Rescuers spent most of Monday night and Tuesday morning rescuing stranded motorists and transients from rain-swollen streets and usually dry riverbeds.

Apple Valley Fire Protection personnel and San Bernardino County's Swift Water Rescue Team worked through the night to rescue a man whose pick-up truck became stuck along Rock Springs Road near Deep Creek Road at about 9:50 p.m. Monday, fire officials said. County officials were also at the scene, Tracey Martinez, spokeswoman for County Fire.

Several attempts to pull the man from the truck he was sitting on had to be scrapped because the water was moving too quickly and it became too dangerous, according to Chief Art Bishop of the AVFPD. Eventually, using a skip loader, he was rescued at about 1:30 a.m. Tuesday morning.

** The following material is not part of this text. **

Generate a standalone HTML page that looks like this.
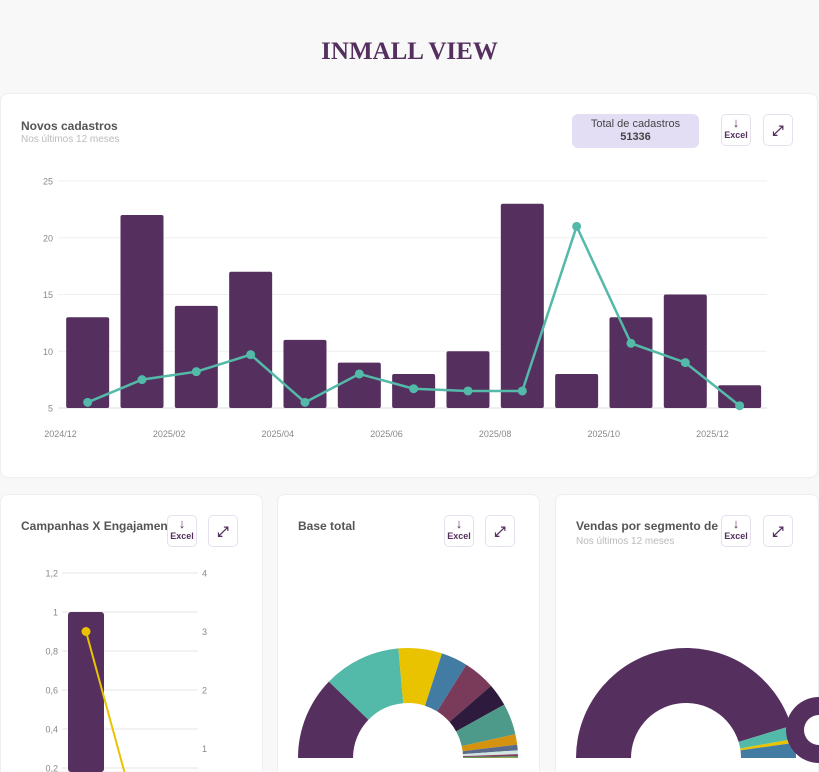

A little more than two hours after the man was pulled from his stranded vehicle, a compact Honda drove through the same area, becoming stuck as well. That man was hoisted to safety by a helicopter a little before 7 a.m., fire officials said.

"In the Rock Springs [Road] incident, both drivers drove around the barricades to cross the roadway," Martinez said.

In rainy weather, the true danger of driving on wet roads can be masked.

"If there's swift water going through the roadway, turn around. There may not be any road anymore but you can't see it," Martinez cautioned. "There may be large potholes and sinkholes under what appears to be a puddle and a motorists won't know until it's too late."

According to Martinez, Deep Creek is about 17 feet deep at one of its deepest points.

"If you see running water, turn around and find another direction," she said. "If your vehicle is caught in the waters, call 911 and stay inside your vehicle. Don't get out of the vehicle and think you can cross rushing water."

More rain is expected to hit the region through Wednesday night, according to the National Weather Service.

According to Bishop, more than 1,000 sandbags have been given away since Monday. The County stations are also offering citizens sandbags to help protect their properties.